Every day I hear from my clients that the more wholesome they eat the more sensitive they become. This is especially true about raw food diets. Personally, I know that I become extremely emotionally sensitive and completely intolerant of anything industrial when I'm eating completely unprocessed foods from the Earth. The Earth speaks to those who are listening. Native Americans have this idea that the pain of the Earth is channelled through its people. This, they say, explains why so many people are depressed, sick, and have unwanted hate in their hearts.
Considering all of this, it is not too far fetched to believe that the more Earth you put inside of you, the more Earth you invoke. Living in New York City is very challenging for someone like me that finds a deep connection to the ancient roots of the Earth, as well as for someone who is eating a whole-Earth diet. Now, I am aware that everything is Earth-based but I'm also aware that we, mankind, are learning new ways every day to separate ourselves from our planet. This is, of course, only a temporary way of living - for you cannot live too long without a heart.

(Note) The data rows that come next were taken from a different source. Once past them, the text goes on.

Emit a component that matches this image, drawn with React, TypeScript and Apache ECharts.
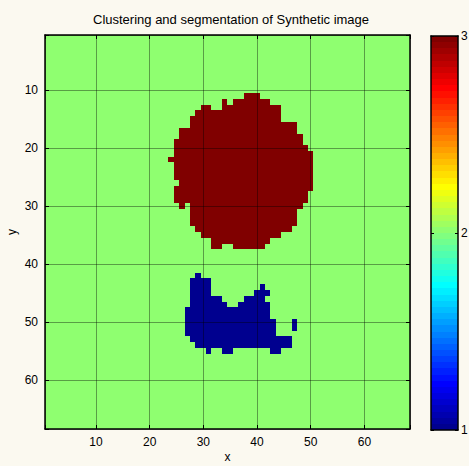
import React, { useEffect, useRef } from 'react';
import * as echarts from 'echarts';

// Image is 68 x 68 cells; every cell is level 2 except the two segmented blobs.
const N_COLS = 68;
const N_ROWS = 68;
const BACKGROUND_LEVEL = 2;
const RED_LEVEL = 3;
const BLUE_LEVEL = 1;

// Runs of the dark-red cluster: [row, firstCol, lastCol]
const redRuns: number[][] = [
  [11, 38, 40],
  [12, 34, 34], [12, 36, 42],
  [13, 30, 31], [13, 34, 44],
  [14, 29, 44],
  [15, 28, 44],
  [16, 28, 47],
  [17, 26, 47],
  [18, 26, 48],
  [19, 25, 48],
  [20, 25, 49],
  [21, 25, 50],
  [22, 24, 50],
  [23, 25, 50],
  [24, 25, 50],
  [25, 25, 50],
  [26, 26, 50],
  [27, 25, 50],
  [28, 25, 49],
  [29, 25, 49],
  [30, 26, 26], [30, 28, 48],
  [31, 28, 47],
  [32, 28, 47],
  [33, 28, 47],
  [34, 29, 46],
  [35, 30, 44],
  [36, 32, 42],
  [37, 32, 33], [37, 36, 41],
];

// Runs of the dark-blue cluster: [row, firstCol, lastCol]
const blueRuns: number[][] = [
  [42, 29, 29],
  [43, 28, 31],
  [44, 28, 31], [44, 41, 41],
  [45, 28, 31], [45, 40, 42],
  [46, 28, 33], [46, 38, 41],
  [47, 28, 34], [47, 37, 42],
  [48, 27, 42],
  [49, 27, 42],
  [50, 27, 43], [50, 47, 47],
  [51, 27, 43], [51, 47, 47],
  [52, 27, 43],
  [53, 28, 46],
  [54, 29, 46],
  [55, 31, 31], [55, 34, 35], [55, 43, 44],
];

const xTickLabels = [10, 20, 30, 40, 50, 60];
const yTickLabels = [10, 20, 30, 40, 50, 60];
const colorbarTickLabels = [1, 2, 3];
const CLIM = [1, 3];
const COLORMAP_SIZE = 64;

const FONT = 'Liberation Sans, Arial, Helvetica, sans-serif';

// MATLAB jet colormap, row index 1..64
function jet(idx: number): string {
  const t = idx / COLORMAP_SIZE;
  const cl = (v: number) => Math.max(0, Math.min(1, v));
  const r = cl(1.5 - Math.abs(4 * t - 3));
  const g = cl(1.5 - Math.abs(4 * t - 2));
  const b = cl(1.5 - Math.abs(4 * t - 1));
  return `rgb(${Math.round(r * 255)},${Math.round(g * 255)},${Math.round(b * 255)})`;
}
function levelColor(v: number): string {
  const idx = Math.min(COLORMAP_SIZE, Math.floor(((v - CLIM[0]) / (CLIM[1] - CLIM[0])) * COLORMAP_SIZE) + 1);
  return jet(idx);
}

// [x0, x1, y0, y1, level]
const imageData: number[][] = [
  [1, N_COLS, 1, N_ROWS, BACKGROUND_LEVEL],
  ...redRuns.map(([r, a, b]) => [a, b, r, r, RED_LEVEL]),
  ...blueRuns.map(([r, a, b]) => [a, b, r, r, BLUE_LEVEL]),
];

// colorbar segments [lo, hi, colormapIndex]
const colorbarData: number[][] = [];
for (let i = 1; i <= COLORMAP_SIZE; i++) {
  const step = (CLIM[1] - CLIM[0]) / COLORMAP_SIZE;
  colorbarData.push([CLIM[0] + (i - 1) * step, CLIM[0] + i * step, i]);
}

function snappedRect(p0: number[], p1: number[], fill: string) {
  const xa = Math.round(Math.min(p0[0], p1[0]));
  const xb = Math.round(Math.max(p0[0], p1[0]));
  const ya = Math.round(Math.min(p0[1], p1[1]));
  const yb = Math.round(Math.max(p0[1], p1[1]));
  return {
    type: 'rect',
    shape: { x: xa, y: ya, width: xb - xa, height: yb - ya },
    style: { fill },
  };
}

export default function App() {
  const ref = useRef<HTMLDivElement>(null);
  useEffect(() => {
    if (!ref.current) return;
    const chart = echarts.init(ref.current, null, { renderer: 'svg' });
    const borderLine = { show: true, onZero: false, lineStyle: { color: '#000', width: 1.5 } };
    const gridSplit = { show: true, lineStyle: { color: 'rgba(0,0,0,0.38)', width: 1 } };
    const labelStyle = { color: '#000', fontSize: 12, fontFamily: FONT };
    chart.setOption({
      animation: false,
      backgroundColor: '#fbf9f0',
      title: {
        text: 'Clustering and segmentation of Synthetic image',
        left: 88,
        top: 8,
        textStyle: { color: '#000', fontSize: 13, fontWeight: 'normal', fontFamily: FONT },
      },
      grid: [
        { left: 45, top: 35, width: 365, height: 394, containLabel: false, outerBoundsMode: 'none' },
        { left: 431, top: 36, width: 27, height: 394, containLabel: false, outerBoundsMode: 'none' },
      ],
      xAxis: [
        {
          gridIndex: 0, type: 'value', min: 0.5, max: N_COLS + 0.5, splitNumber: 7, position: 'bottom', z: 10,
          axisLine: borderLine,
          axisTick: { show: true, inside: true, length: 4, lineStyle: { color: '#000' } },
          splitLine: gridSplit,
          axisLabel: { ...labelStyle, margin: 7, formatter: (v: number) => (xTickLabels.includes(v) ? String(v) : '') },
          name: 'x', nameLocation: 'middle', nameGap: 22, nameMoveOverlap: false, nameTextStyle: labelStyle,
        },
        {
          gridIndex: 0, type: 'value', min: 0.5, max: N_COLS + 0.5, splitNumber: 7, position: 'top', z: 10,
          axisLine: borderLine, axisTick: { show: true, inside: true, length: 4, lineStyle: { color: '#000' } },
          splitLine: { show: false }, axisLabel: { show: false },
        },
        {
          gridIndex: 1, type: 'value', min: 0, max: 1, position: 'bottom', z: 10,
          axisLine: borderLine, axisTick: { show: false }, splitLine: { show: false }, axisLabel: { show: false },
        },
        {
          gridIndex: 1, type: 'value', min: 0, max: 1, position: 'top', z: 10,
          axisLine: borderLine, axisTick: { show: false }, splitLine: { show: false }, axisLabel: { show: false },
        },
      ],
      yAxis: [
        {
          gridIndex: 0, type: 'value', inverse: true, min: 0.5, max: N_ROWS + 0.5, splitNumber: 7, position: 'left', z: 10,
          axisLine: borderLine,
          axisTick: { show: true, inside: true, length: 4, lineStyle: { color: '#000' } },
          splitLine: gridSplit,
          axisLabel: { ...labelStyle, margin: 7, formatter: (v: number) => (yTickLabels.includes(v) ? String(v) : '') },
          name: 'y', nameLocation: 'middle', nameGap: 27, nameRotate: 90, nameMoveOverlap: false, nameTextStyle: labelStyle,
        },
        {
          gridIndex: 0, type: 'value', inverse: true, min: 0.5, max: N_ROWS + 0.5, splitNumber: 7, position: 'right', z: 10,
          axisLine: borderLine, axisTick: { show: true, inside: true, length: 4, lineStyle: { color: '#000' } },
          splitLine: { show: false }, axisLabel: { show: false },
        },
        {
          gridIndex: 1, type: 'value', min: CLIM[0], max: CLIM[1], interval: 1, position: 'right', z: 10,
          axisLine: borderLine,
          axisTick: { show: true, inside: true, length: 3, lineStyle: { color: '#000' } },
          splitLine: { show: false },
          axisLabel: { ...labelStyle, margin: 3, formatter: (v: number) => (colorbarTickLabels.includes(v) ? String(v) : '') },
        },
        {
          gridIndex: 1, type: 'value', min: CLIM[0], max: CLIM[1], interval: 1, position: 'left', z: 10,
          axisLine: borderLine,
          axisTick: { show: true, inside: true, length: 3, lineStyle: { color: '#000' } },
          splitLine: { show: false }, axisLabel: { show: false },
        },
      ],
      series: [
        {
          type: 'custom',
          xAxisIndex: 0,
          yAxisIndex: 0,
          z: 1,
          clip: true,
          encode: { x: [0, 1], y: [2, 3] },
          data: imageData,
          renderItem: (params: any, api: any) => {
            const x0 = api.value(0), x1 = api.value(1), y0 = api.value(2), y1 = api.value(3), v = api.value(4);
            const p0 = api.coord([x0 - 0.5, y0 - 0.5]);
            const p1 = api.coord([x1 + 0.5, y1 + 0.5]);
            return snappedRect(p0, p1, levelColor(v));
          },
        },
        {
          type: 'custom',
          xAxisIndex: 2,
          yAxisIndex: 2,
          z: 1,
          encode: { y: [0, 1] },
          data: colorbarData,
          renderItem: (params: any, api: any) => {
            const lo = api.value(0), hi = api.value(1), idx = api.value(2);
            const p0 = api.coord([0, lo]);
            const p1 = api.coord([1, hi]);
            return snappedRect(p0, p1, jet(idx));
          },
        },
      ],
    });
    return () => chart.dispose();
  }, []);
  return <div ref={ref} style={{ position: 'fixed', left: 0, top: 0, width: 469, height: 466 }} />;
}
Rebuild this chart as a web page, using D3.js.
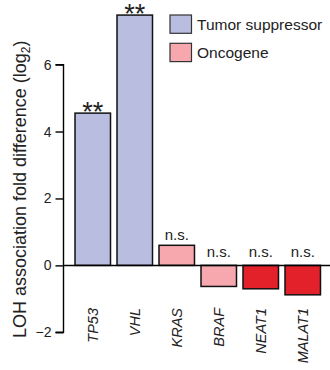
<!DOCTYPE html>
<html>
<head>
<meta charset="utf-8">
<script src="https://cdn.jsdelivr.net/npm/d3@7"></script>
<style>
  html, body { margin: 0; padding: 0; background: #fff; }
  svg { display: block; font-family: "Liberation Sans", Arial, sans-serif; }
</style>
</head>
<body>
<svg id="chart" width="330" height="370"></svg>
<script>
// Genes and their log2 fold difference in LOH association
const genes = ["TP53", "VHL", "KRAS", "BRAF", "NEAT1", "MALAT1"];
const foldDiff = [4.55, 7.48, 0.6, -0.63, -0.70, -0.88];
const geneClass = ["suppressor", "suppressor", "oncogene", "oncogene", "lnc", "lnc"];
const significance = ["**", "**", "n.s.", "n.s.", "n.s.", "n.s."];
const yTicks = [-2, 0, 2, 4, 6];
const legendLabels = ["Tumor suppressor", "Oncogene"];

const fillFor = { suppressor: "#b9bee1", oncogene: "#f6a8ae", lnc: "#e3212b" };
const legendKeys = ["suppressor", "oncogene"];

const svg = d3.select("#chart");

const x = d3.scaleBand()
  .domain(genes)
  .range([68.5, 327])
  .paddingInner(0.155)
  .paddingOuter(0.155);

const y = d3.scaleLinear()
  .domain([-2, 6])
  .range([332.3, 64.6]);

// y axis
const yAxis = d3.axisLeft(y)
  .tickValues(yTicks)
  .tickSize(8)
  .tickPadding(4)
  .tickFormat(d => d < 0 ? "\u2212" + Math.abs(d) : d);

const axisG = svg.append("g")
  .attr("transform", "translate(63.5,0)")
  .call(yAxis);
axisG.select(".domain").attr("stroke", "#000").attr("stroke-width", 1.4)
  .attr("d", `M-8,${y(6)}H0V${y(-2)}H-8`);
axisG.selectAll(".tick line").attr("stroke", "#000").attr("stroke-width", 1.4);
axisG.selectAll(".tick text")
  .attr("fill", "#222")
  .style("font-size", "14px")
  .style("font-family", "Liberation Sans, Arial, sans-serif");

// bars
const data = genes.map((g, i) => ({ gene: g, value: foldDiff[i], cls: geneClass[i], sig: significance[i] }));

svg.append("g").selectAll("rect")
  .data(data)
  .join("rect")
  .attr("x", d => x(d.gene))
  .attr("width", x.bandwidth())
  .attr("y", d => y(Math.max(0, d.value)))
  .attr("height", d => Math.abs(y(d.value) - y(0)))
  .attr("fill", d => fillFor[d.cls])
  .attr("stroke", "#111")
  .attr("stroke-width", 1.5);

// zero line
svg.append("line")
  .attr("x1", 63.5).attr("x2", 330)
  .attr("y1", y(0)).attr("y2", y(0))
  .attr("stroke", "#000").attr("stroke-width", 1.5);

// significance markers
svg.append("g").selectAll("text")
  .data(data)
  .join("text")
  .attr("x", d => x(d.gene) + x.bandwidth() / 2)
  .attr("y", d => d.sig === "**"
    ? y(d.value) + 8
    : (d.value > 0 ? y(d.value) - 5 : y(0) - 8))
  .attr("text-anchor", "middle")
  .attr("fill", "#222")
  .style("font-size", d => d.sig === "**" ? "27px" : "15px")
  .text(d => d.sig);

// gene labels
svg.append("g").selectAll("text")
  .data(data)
  .join("text")
  .attr("transform", d => `translate(${x(d.gene) + x.bandwidth() / 2 + 5},308) rotate(-90)`)
  .attr("text-anchor", "end")
  .attr("fill", "#222")
  .style("font-size", "14.5px")
  .style("font-style", "italic")
  .text(d => d.gene);

// y axis title
const title = svg.append("text")
  .attr("transform", "translate(25.5,338) rotate(-90)")
  .attr("text-anchor", "start")
  .attr("fill", "#222")
  .style("font-size", "18px");
title.append("tspan").text("LOH association fold difference (log");
title.append("tspan").attr("dy", 4).style("font-size", "12px").text("2");
title.append("tspan").attr("dy", -4).text(")");

// legend
const legend = svg.append("g").selectAll("g")
  .data(legendKeys)
  .join("g")
  .attr("transform", (d, i) => `translate(170,${15 + i * 28.3})`);
legend.append("rect")
  .attr("width", 21.5).attr("height", 18.3)
  .attr("fill", d => fillFor[d])
  .attr("stroke", "#333").attr("stroke-width", 1.2);
legend.append("text")
  .attr("x", 27).attr("y", 15)
  .attr("fill", "#222")
  .style("font-size", "15.5px")
  .text((d, i) => legendLabels[i]);
</script>
</body>
</html>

I am, however, intrigued with the idea of geography versus diet. Globalization of media and food has, undoubtedly, unified many people around the world but it has also homogenized our cultures into one world culture. I'm not particularly fond of that idea. If it wouldn't have been for Peruvian Indians we wouldn't have ever understood the need to gelatinize the maca root for better absorption, the Native Americans taught us the Three Sisters garden in which squash, corn, and beans grow together in an almost miraculous synergy (not to mention the mixing of certain vegetal foods to create complete amino acids), and the Mexican Indians taught us how to transform corn into masa so that we could better digest the precious B vitamins in the kernel.
These culinary breakthroughs may have taken thousands of years to learn. They learned this all by listening to the land. This was their land. They knew these plants and they studied them well - with very primitive technology might I add. When you take in foods from the Earth, the Earth speaks to you. There is spirit in every living thing. Can one really hear the brazil nut spirit in New York City? Superfoods may have super health benefits, but how much does their production affect the health of the small village where that food is grown?
I may have strayed from my original point, but I believe this fact is vital in understanding the importance of the initial theory I was discussing: the more Earth we eat the more Earth we feel. It is important to understand this. When you switch to a diet that is full of whole, individual fruits, vegetables, grains, beans, nuts, seeds, and seaweeds you may feel a new, intense connection to our Earth. Science has proven that the food we eat affects everything from our DNA to our thought patterns. This literally translates into: you are what you eat.
Eating fast food means your body is now made of fast food. It holds the spirit of that food. It's no wonder why it causes heart disease, hypertension, anxiety, and obesity. For each hamburger we eat, we lose 55 acres of rainforest*. The destruction of the forest, indigenous communities, the Earth, and the wild animals of that forest live in karmic spirit within these corporate foods. We aren't just dying from heart attacks because of the malnutrition of these foods - we're dying from broken hearts because of what was sacrificed, even unbeknownst to us, for these foods!
Now, if you eat a burger from a farm that came from your town, from a small, organic farmer you may know, or better yet from a grass-fed cow you have met, you are changing your spirit by changing your connection to the food you eat. The same goes for commercially grown vegetables. If the crop is from Monsanto, your body will deal with the emotional repercussions that come with the bad business practices of Monsanto. It's like building a church with stolen money. It doesn't make much sense.
If you live in a city, make it a point to only shop at farmer's markets and small independently owned health food stores and shops that sell locally made foods, clothing, and other necessities. You will be strengthening the community around you and you will most likely feel less anxious and depressed than if you were eating foods that were unjustly produced from all around the world without your control.
Globalization unifies us on one level, but it divides us because we cannot begin to feel the affects that mass production has on other cultures and societies. We can, however, feel the affects of our own communities and be responsible for them by supporting farmers and small businesses in our own towns. This is, I believe, the only way we can keep our Earth healthy and continue living into the future of a fast-growing society.
*Smithsonian Institution, "Smithsonian Researchers Show Amazonian Deforestation Accelerating," Science Daily Online, 15 Jan. 2002. (2)Earth Talk, "The Environmental Beef With Meat," The Bay Weekly, 6 Jan. 2005.